Given the size of his portfolio, she advises Boyson to go directly to an investment counseling firm. These firms manage portfolios on a discretionary basis—in other words, they make all the investment decisions for their clients. Most investment counselors have the Chartered Financial Analyst designation, the most respected qualification in the field, and are proficient at developing custom portfolios for clients.
By going to an investment counselor, Boyson will be dealing with the person who is actually making the investment decisions on his portfolio. He can hold the counselor directly accountable for his portfolio’s performance, instead of dealing with a financial planner, who is essentially nothing more than a middleman between the client and the actual money manager.
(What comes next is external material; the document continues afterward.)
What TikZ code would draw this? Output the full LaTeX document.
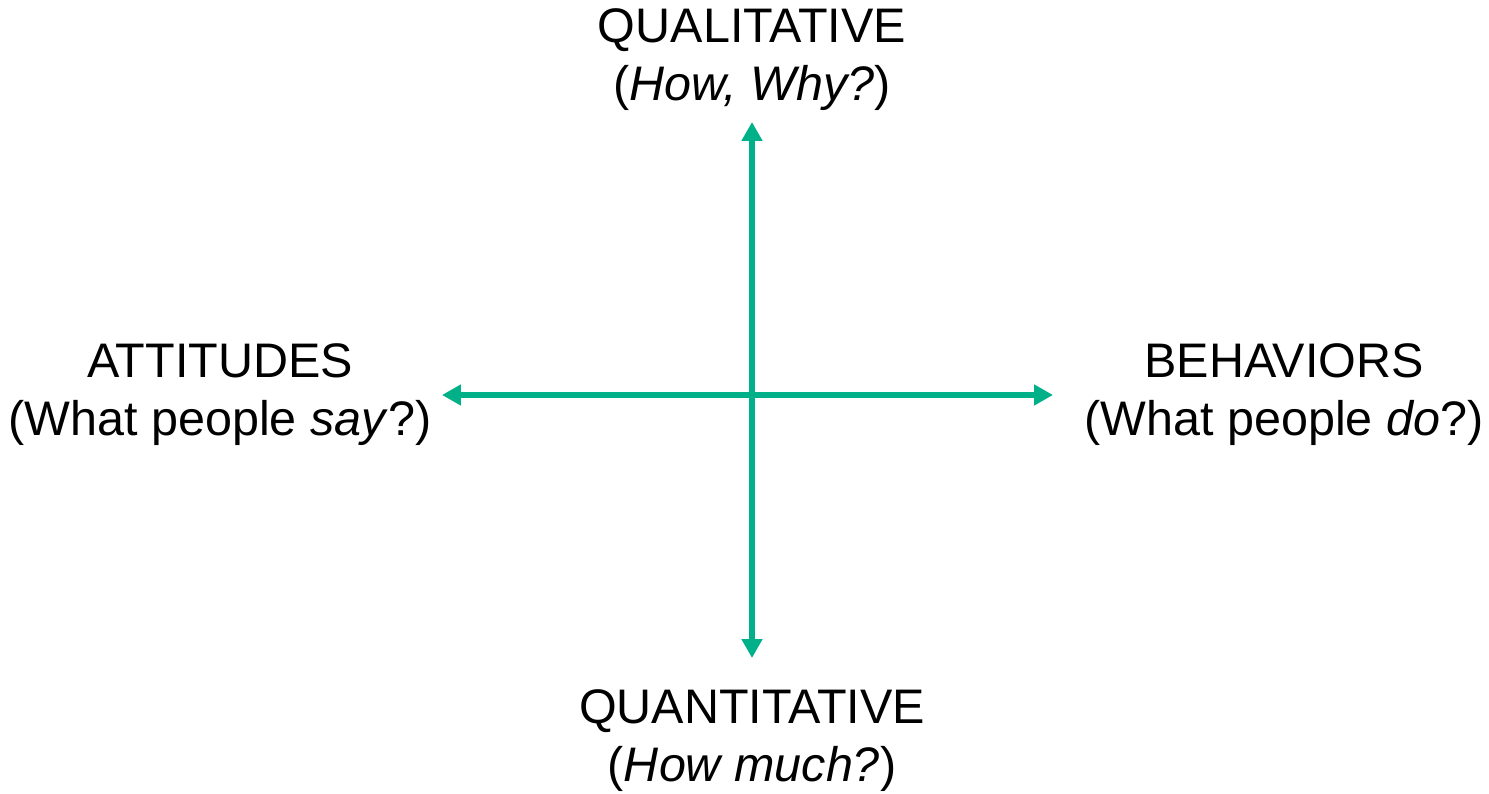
\documentclass[tikz,border=0pt]{standalone}
\usepackage{fontspec}
\setmainfont{Liberation Sans}
\usepackage{tikz}
\usetikzlibrary{positioning, arrows.meta}
\definecolor{axisgreen}{RGB}{0,176,137}

\begin{document}
\begin{tikzpicture}[x=0.02cm, y=-0.02cm,
    axis/.style={draw=axisgreen, line width=0.11cm, {Triangle[length=0.38cm, width=0.4cm]}-{Triangle[length=0.38cm, width=0.4cm]}},
    every node/.style={align=center, inner sep=0pt, font=\fontsize{27.6}{33}\selectfont}]
    \useasboundingbox (0,0) rectangle (1489,794);
    % Axis end points
    \coordinate (origin) at (752,395);
    \coordinate (up) at (752,122);
    \coordinate (down) at (752,658);
    \coordinate (left) at (442,395);
    \coordinate (right) at (1053,395);
    % Axes
    \draw[axis] (down) -- (up);
    \draw[axis] (left) -- (right);
    % Axis labels
    \node (qual) at (752,60) {QUALITATIVE\\(\textit{How, Why?})};
    \node (quant) at (752,741) {QUANTITATIVE\\(\textit{How much?})};
    \node (attit) at (220,395) {ATTITUDES\\(What people \textit{say}?)};
    \node (behav) at (1284,395) {BEHAVIORS\\(What people \textit{do}?)};
\end{tikzpicture}
\end{document}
Boyson can look for prospective investment counselors by going to the Investment Counsel Association of Canada Web site at www.investmentcounsel.org. There, he will find a membership directory with profiles of various firms. If he wants, he can contact those firms directly and ask for proposals.
Since the search can be complicated, he may want to hire a professional consultant, like Ernst & Young Investment Advisers or Rodgers’ own company, to help him sift through the myriad of counselors out there. “A consultant can put together a list of reputable counselors for him,” says Rodgers. “A consultant can also take him through the interviewing process and, eventually, the hiring process.”
Boyson should expect to pay a consultant about $6,000 to perform an organized search for a good counselor and to help in the initial portfolio implementation, says Rodgers. After that, Boyson should expect to pay his counselor an annual fee of about 1.25%, which includes a custodial charge of 0.25%. “What you are paying for when you pay a management fee is risk control,” explains Rodgers. “You’re not hiring a manager to make you a lot of money. You’re hiring him to keep what you’ve made. You want a manager you can stay with for the next 20 years—not for the next 18 months.”